AEL&P has also considered burying power lines in certain portions of town where eagle numbers are greater, such as near the landfill, a popular food source for the opportunistic feeders. But AEL&P at this time considers the effort too expensive, Driscoll said. It would cost about $10 million to bury one line, and it’s also more expensive to do repairs on lines underground, she said.

“It’s one of those things where we’re constantly weighing the cost,” she said.

AEL&P has gotten into legal trouble before for affecting bald eagle habitat. The company was indicted in 2008 on a misdemeanor federal charge for “wanton” destruction of a bald eagle’s nest during the Lake Dorothy construction project.
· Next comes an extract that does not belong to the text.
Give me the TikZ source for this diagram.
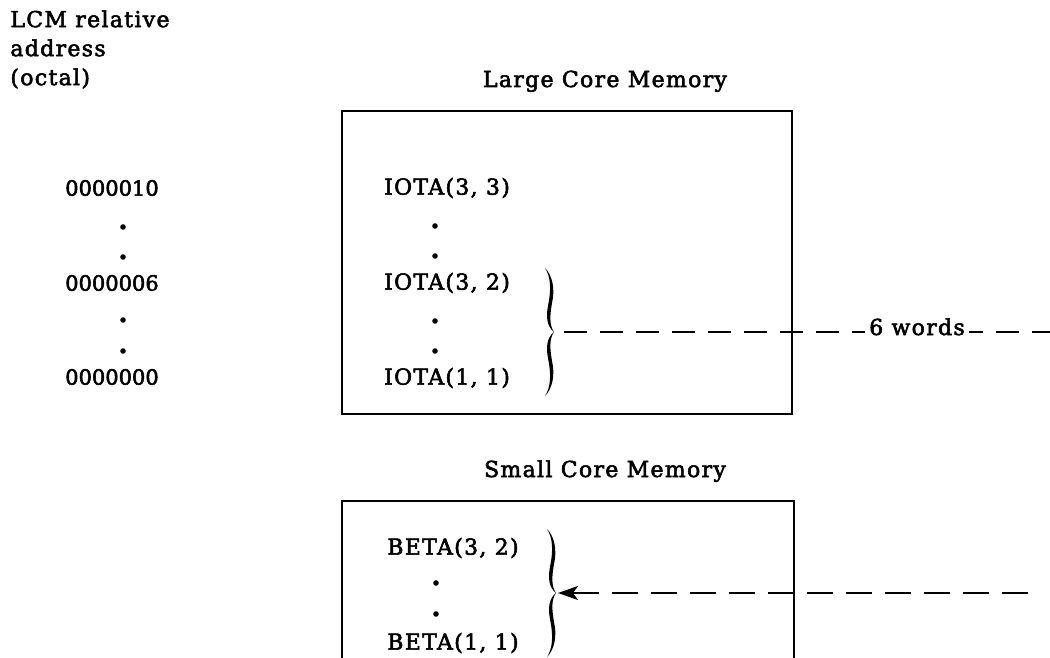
\documentclass[tikz,border=0pt]{standalone}
\usepackage{fontspec}
\setmainfont[FakeBold=2.5]{DejaVu Serif}
\newfontfamily\lblfont[LetterSpace=6,FakeBold=2.5]{DejaVu Serif}
\usetikzlibrary{arrows.meta}
\begin{document}
\begin{tikzpicture}[x=0.5pt,y=-0.5pt,
  lbl/.style={font=\lblfont\fontsize{11}{14.5}\selectfont, inner sep=0pt},
  num/.style={font=\fontsize{10.5}{14}\selectfont, inner sep=0pt},
  membox/.style={draw, line width=0.9pt, inner sep=0pt, anchor=north west},
  dashline/.style={line width=0.7pt, dash pattern=on 11.5pt off 6.5pt},
  dasharrow/.style={line width=0.7pt, dash pattern=on 13pt off 6.5pt, -{Stealth[length=10pt,width=7pt,inset=2.5pt]}},
  dotmark/.style={fill, circle, inner sep=0pt, minimum size=2.8pt},
  cbrace/.pic={
    \fill (-9,-64) .. controls (-1,-56) and (1,-42) .. (-2,-29)
          .. controls (-4,-17) and (-5,-7) .. (0,0)
          .. controls (-8,-6) and (-8,-17) .. (-5.5,-29)
          .. controls (-3,-42) and (-3,-55) .. (-9,-64) -- cycle;
    \fill (-9,64) .. controls (-1,56) and (1,42) .. (-2,29)
          .. controls (-4,17) and (-5,7) .. (0,0)
          .. controls (-8,6) and (-8,17) .. (-5.5,29)
          .. controls (-3,42) and (-3,55) .. (-9,64) -- cycle;
  }
]
\useasboundingbox (0,0) rectangle (1050,658);

% heading at left
\node[lbl, anchor=north west, align=left] (head) at (10,10) {LCM relative\\address\\(octal)};

% addresses
\node[num] (a10) at (112,188) {0000010};
\node[dotmark] (ad1) at (123,227) {};
\node[dotmark] (ad2) at (123,257) {};
\node[num] (a06) at (112,283) {0000006};
\node[dotmark] (ad3) at (123,320) {};
\node[dotmark] (ad4) at (123,351) {};
\node[num] (a00) at (112,377) {0000000};

% large core memory
\node[lbl, anchor=base] (lcmtitle) at (605,87) {Large Core Memory};
\node[membox, minimum width=225pt, minimum height=151.5pt] (lcm) at (341,110) {};
\node[lbl] (i33) at (447,188) {IOTA(3, 3)};
\node[dotmark] (id1) at (435,226) {};
\node[dotmark] (id2) at (435,256) {};
\node[lbl] (i32) at (447,283) {IOTA(3, 2)};
\node[dotmark] (id3) at (435,321) {};
\node[dotmark] (id4) at (435,351) {};
\node[lbl] (i11) at (447,378) {IOTA(1, 1)};
\coordinate (br1) at (554,332);
\pic at (br1) {cbrace};

\coordinate (e1) at (1050,332);
\draw[dashline, shorten <=5pt] (br1) -- (e1);
\node[lbl, anchor=base, fill=white, inner xsep=2pt, inner ysep=1pt] (words) at (917,335) {6 words};

% small core memory
\node[lbl, anchor=base] (scmtitle) at (605,477) {Small Core Memory};
\node[membox, minimum width=226pt, minimum height=81pt] (scm) at (341,500) {};
\node[lbl] (b32) at (453,548) {BETA(3, 2)};
\node[dotmark] (bd1) at (436,583) {};
\node[dotmark] (bd2) at (436,614) {};
\node[lbl] (b11) at (453,643) {BETA(1, 1)};
\coordinate (br2) at (556,593);
\pic at (br2) {cbrace};

\coordinate (e2) at (1028,593);
\draw[dasharrow, shorten >=1pt] (e2) -- (br2);
\end{tikzpicture}
\end{document}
It was embarrassing to the company, and was resolved by a plea deal that required AEL&P to pay $75,000 in fines and restitution, according to court records and previous Empire reports.

In a phone interview Thursday morning, Driscoll noted that AEL&P does its best to prevent the death of eagles, but that it’s a constant concern that they could fly into the power lines.

“They have such a wide wingspan, sometimes they can touch two lines at once, and the biggest issue is when they’re chasing each other in the sky,” she said, adding that she counted 12 eagles outside her office during an interview.

As far as the eagle that dropped trash on the power line Wednesday night, Driscoll said the bird was not harmed. She recalled a similar instance that happened last summer when an eagle dropped its catch of halibut onto a line.

“There’s not much we can do to prevent that other than hoping that the eagle has a better grip,” she said.

She added, “Squirrels this time of the year are an issue, and eagles are an issue all the time.”

The hour-long power outage last Friday was not caused by an animal, but an accidental relay trip. AEL&P was doing work at Lake Dorothy and was testing a power line when a circuit breaker opened, which caused 16 other feeders to subsequently go down. That outage affected about 8,000 customers from Lena Cove all the way out the road.